Wednesday, January 8, 2020

Delayed Reaction: The Aeronauts

Premise: In the 1800s, a hot air balloon pilot and a scientist attempt to break the elevation record and collect valuable data without realizing the full effects of a lack of oxygen.

While I like the idea of seeing lots of combinations of actors and casting the people who are best for the role over just picking the biggest names, I do wish more actors who work well together would form partnerships. Comedies are great about doing this. While I haven't liked an Adam Sandler Happy Madison production in a while, it is nice to know which familiar faces will show up in them. I love the “Apatow crew” who seem to be playing to each other as much as they are to the audience. If Ryan Gosling and Emma Stone made a movie together every other year, it would take a long time for me to get tired of it. The better that performers get to know each other, the better they can play off each other. It's the same idea behind sports teams needing to build chemistry before they can maximize their performance in the game.

Naturally, the most exciting thing for me about The Aeronauts was seeing Felicity Jones and Eddie Redmayne paired together again. It’s a much different movie than The Theory of Everything and their dynamic is unrecognizable. But dammit, I just like seeing those two paired up.

This movie is a little thin. It's mainly about two people trapped in a hot air balloon. Their flight only takes a couple hours. That's really not a lot of time to have a full emotional arc, given that they spend half the time with oxygen deprivation. The action can be summed up as "what comes up, must come down". I was a little disappointed to learn that the Felicity Jones character wasn't based on a real person and this specific flight was really rooted in history. Obviously, if I think about it for even a half-second, of course this was going to be wildly dramatized. There's been exactly one exciting real hot air balloon story ever, and that was the Hindenburg disaster, which I'm not even sure counts.

The movie does everything right that it can though. It keeps a pretty lean runtime, realizing there's no reason this should ever flirt with being 2 hours long. They mix in enough backstory to explain the character motivations. They don't force Jones and Redmayne into a romance. They uses the space on the air balloon well. The visual effects around it are solid. They even manage to explain the physics of the balloon without it ever sounding like an exposition dump. It may have been foolish for people to ever think this would be an awards player, but it's a fun little movie.
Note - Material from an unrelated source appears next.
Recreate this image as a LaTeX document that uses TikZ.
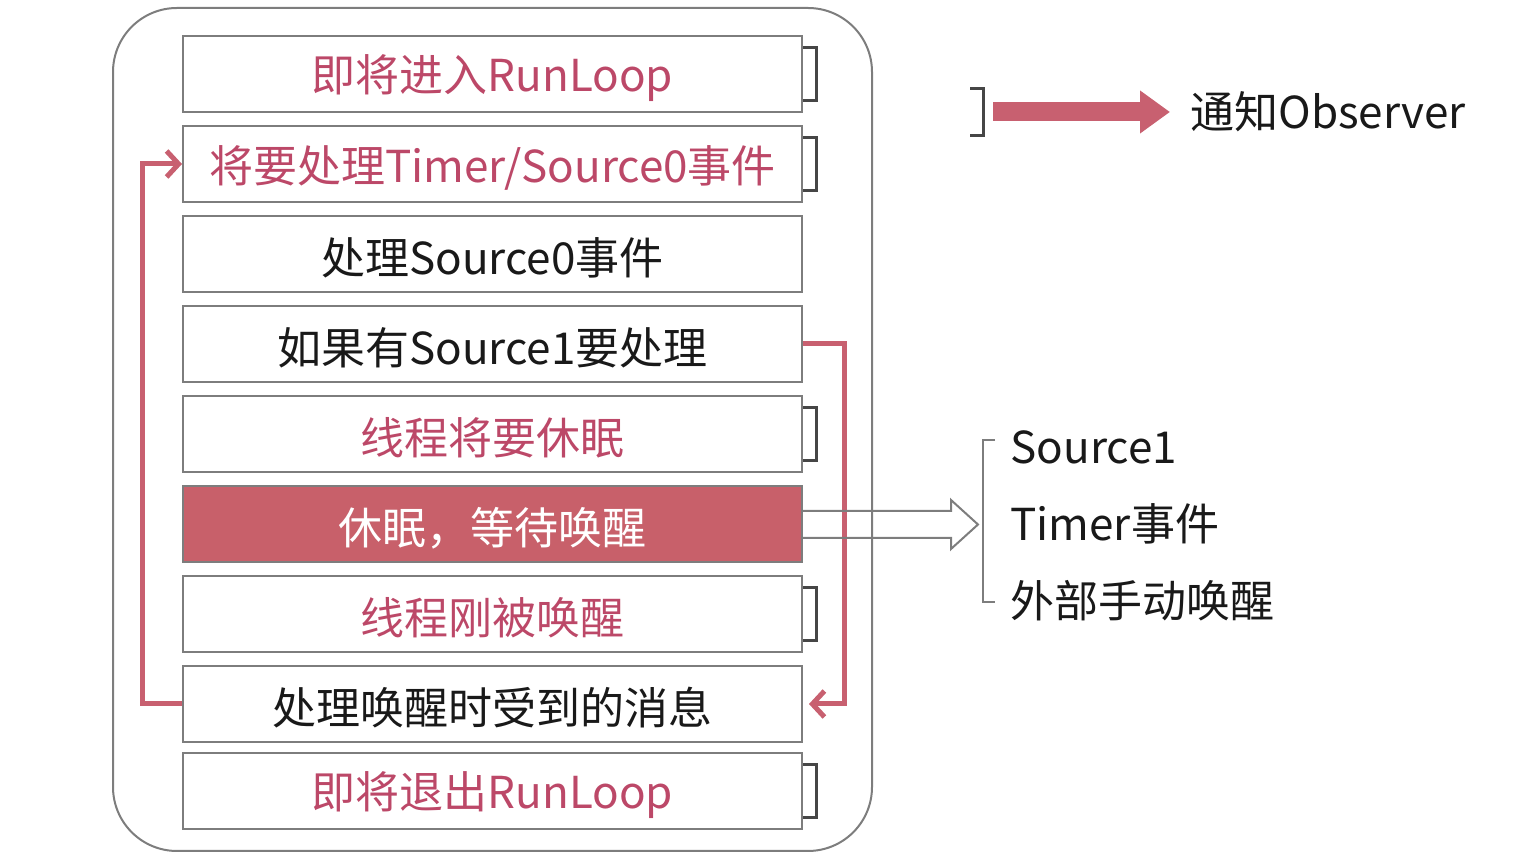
\documentclass[tikz,border=0pt]{standalone}
\usepackage{fontspec}
\setmainfont{Noto Sans CJK SC}
\usetikzlibrary{arrows.meta,calc}
\definecolor{rtext}{RGB}{188,72,104}
\definecolor{rfill}{RGB}{200,96,106}
\definecolor{rline}{RGB}{200,96,112}
\definecolor{gline}{RGB}{125,125,125}
\definecolor{dline}{RGB}{70,70,70}
\definecolor{btext}{RGB}{25,25,25}
\newcommand{\lowt}[1]{\raisebox{-2pt}[\height][\depth]{#1}}
\tikzset{
  stepbox/.style={draw=gline, line width=1pt, minimum width=309.5pt, minimum height=38pt, inner sep=0pt, font=\fontsize{22pt}{26pt}\selectfont},
  redtxt/.style={text=rtext},
  blktxt/.style={text=btext},
  brk/.style={draw=dline, line width=1.5pt},
  lbrk/.style={draw=gline, line width=1pt},
  loopline/.style={draw=rline, line width=2.5pt, -{Straight Barb[length=6pt,width=13pt,line width=2.5pt]}},
  sidetxt/.style={anchor=west, inner sep=0pt, text=btext, font=\fontsize{22pt}{26pt}\selectfont},
}
\begin{document}
\begin{tikzpicture}[x=0.5pt,y=-0.5pt]
\useasboundingbox (0,0) rectangle (1522,854);
% outer rounded frame
\draw[gline, line width=1pt, rounded corners=32pt] (113,8) rectangle (872,851);
% step boxes
\node[stepbox, redtxt] (b1) at (492.5,74) {\lowt{即将进入RunLoop}};
\node[stepbox, redtxt] (b2) at (492.5,164) {\lowt{将要处理Timer/Source0事件}};
\node[stepbox, blktxt] (b3) at (492.5,254) {\lowt{处理Source0事件}};
\node[stepbox, blktxt] (b4) at (492.5,344) {\lowt{如果有Source1要处理}};
\node[stepbox, redtxt] (b5) at (492.5,434) {\lowt{线程将要休眠}};
\node[stepbox, fill=rfill, text=white] (b6) at (492.5,524.5) {\lowt{休眠，等待唤醒}};
\node[stepbox, redtxt] (b7) at (492.5,614) {\lowt{线程刚被唤醒}};
\node[stepbox, blktxt] (b8) at (492.5,704) {\lowt{处理唤醒时受到的消息}};
\node[stepbox, redtxt] (b9) at (492.5,791) {\lowt{即将退出RunLoop}};
% observer brackets
\foreach \b in {b1,b2,b5,b7,b9}{
  \draw[brk] ([yshift=13.25pt]\b.east) -- ++(6.5pt,0) -- ++(0,-26.5pt) -- ++(-6.5pt,0);
}
% loops
\draw[loopline] (b8.west) -- ++(-20pt,0) |- (b2.west);
\draw[loopline] (b4.east) -- ++(20.5pt,0) |- ([xshift=3pt]b8.east);
% hollow arrow from sleeping box
\draw[gline, line width=1pt] ([yshift=6.75pt]b6.east) -- ++(74pt,0) -- ++(0,5.5pt) -- ++(13.5pt,-12.25pt) -- ++(-13.5pt,-12.25pt) -- ++(0,5.5pt) -- ++(-74pt,0);
% wake sources bracket and texts
\coordinate (wb) at (983,521);
\draw[lbrk] ([xshift=6pt,yshift=40.5pt]wb) -- ++(-6pt,0) -- ++(0,-81pt) -- ++(6pt,0);
\node[sidetxt] (s1) at (1010,447) {Source1};
\node[sidetxt] (s2) at (1010,524) {Timer事件};
\node[sidetxt] (s3) at (1010,601) {外部手动唤醒};
% legend
\coordinate (lb) at (970,112);
\draw[brk] ([yshift=11.75pt]lb) -- ++(6.5pt,0) -- ++(0,-23.5pt) -- ++(-6.5pt,0);
\node[sidetxt] (obs) at (1190,112) {通知Observer};
\draw[draw=rline, line width=9.5pt, -{Triangle[length=15pt,width=20.5pt]}] ([xshift=11.5pt]lb) -- ([xshift=-10pt]obs.west);
\end{tikzpicture}
\end{document}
One silly detail I sarcastically loved was the half-hearted attempt to explain the scientific importance of the voyage. Redmayne jots a few notes down in a notebook and is like "I scienced so good that I can prove that the atmosphere has layers. Layers, I tell you! Hooray for science!" I don't know much about the atmosphere, or science in general if I'm being honest, but I know enough to find the lack of scientific rigor in this adorable.